The extent of Dot’s backstory is revealed in the devastating seventh episode, “Linda.” In what is ultimately shown to be a hallucination, Dot performs a puppet skit about how Roy’s first wife took her in as a frightened 15-year-old but left her vulnerable to Roy, who repeatedly sexually violated her. The final two episodes show Roy recapture Dot, but she wrests herself from him once and for all. It’s a triumph that feels rare for Fargo, a world usually filled with pyrrhic victories. In the movie, for instance, Frances McDormand’s Marge Gunderson, a female police officer with an occasionally jovial but no-nonsense attitude, solves Jean’s kidnapping case, but only after Jean is dead. The film relished how these extraordinary events are ultimately routine for Marge, who goes home to her husband and his minor troubles.

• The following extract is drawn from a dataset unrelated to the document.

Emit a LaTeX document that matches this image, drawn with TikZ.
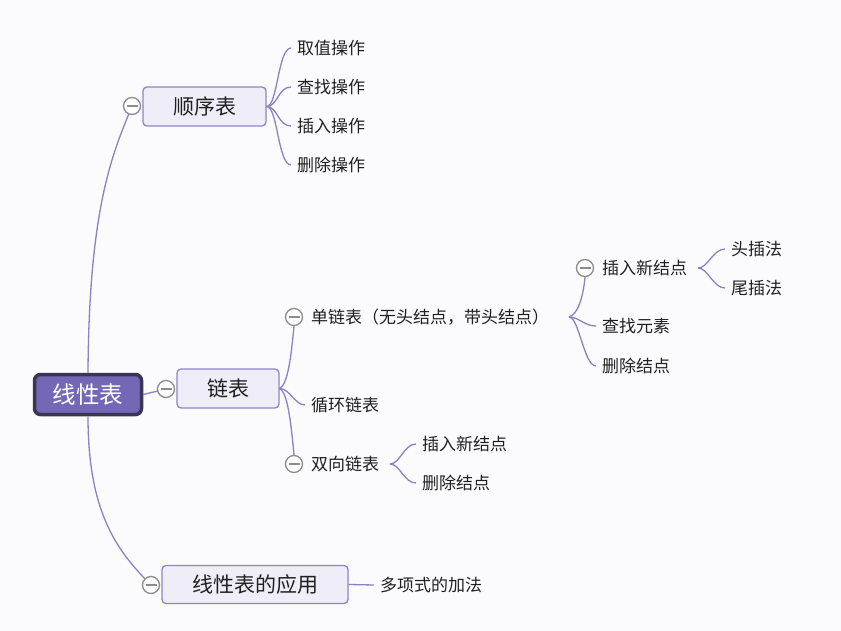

The Fargo show has offered a number of Marge-like characters, including Molly Solverson (Allison Tolman) in the first season and Gloria Burgle (Carrie Coon) in the third. Even this season finds a version of Marge in Indira Olmstead (Richa Moorjani), the cop who first arrests Dot and then tries to rescue her once she discovers what’s really going on. But whereas Marge felt revolutionary in 1996, at this point, the competent female police officer in a chaotic male environment is familiar.
Instead, Dot’s power comes from pure survivor’s instincts, and the desire to prevent the evil that happened to her from happening to her loved ones. Although victimhood could have defined her, Dot’s ruthlessness is driven by her compassion for her new family and life. Much of the pleasure of this Fargo season has come from watching her MacGyver herself out of peril with wicked smarts. But despite Dot’s savviness, the viewer is never quite convinced that she’s out of trouble, even by the season’s last scene.
Towards the end of the finale, as Wayne prepares chili for dinner, the Lyons are visited by one of Dot’s wannabe captors. He wants retribution for the death of his partner, whom she killed in her escape. The kidnapper is a strange man, and a looming, unnerving presence. But Dot calms him down, bringing him into her kitchen, where she instructs him on how to make Bisquick biscuits. She relates to him, another lonely soul. In their last exchange, she offers him a salve for his torment. “You wanna know the cure?” she says, handing him a biscuit. “You gotta eat something made with love and joy, and be forgiven.”
In another show, the line could be trite. Yet it would be a mistake to read that interaction only as an example of Dot’s midwestern niceness; it’s more a testament to the fire that burns inside her. Just like the man in front of her, she’s been through hell. She simply knows how to liberate herself.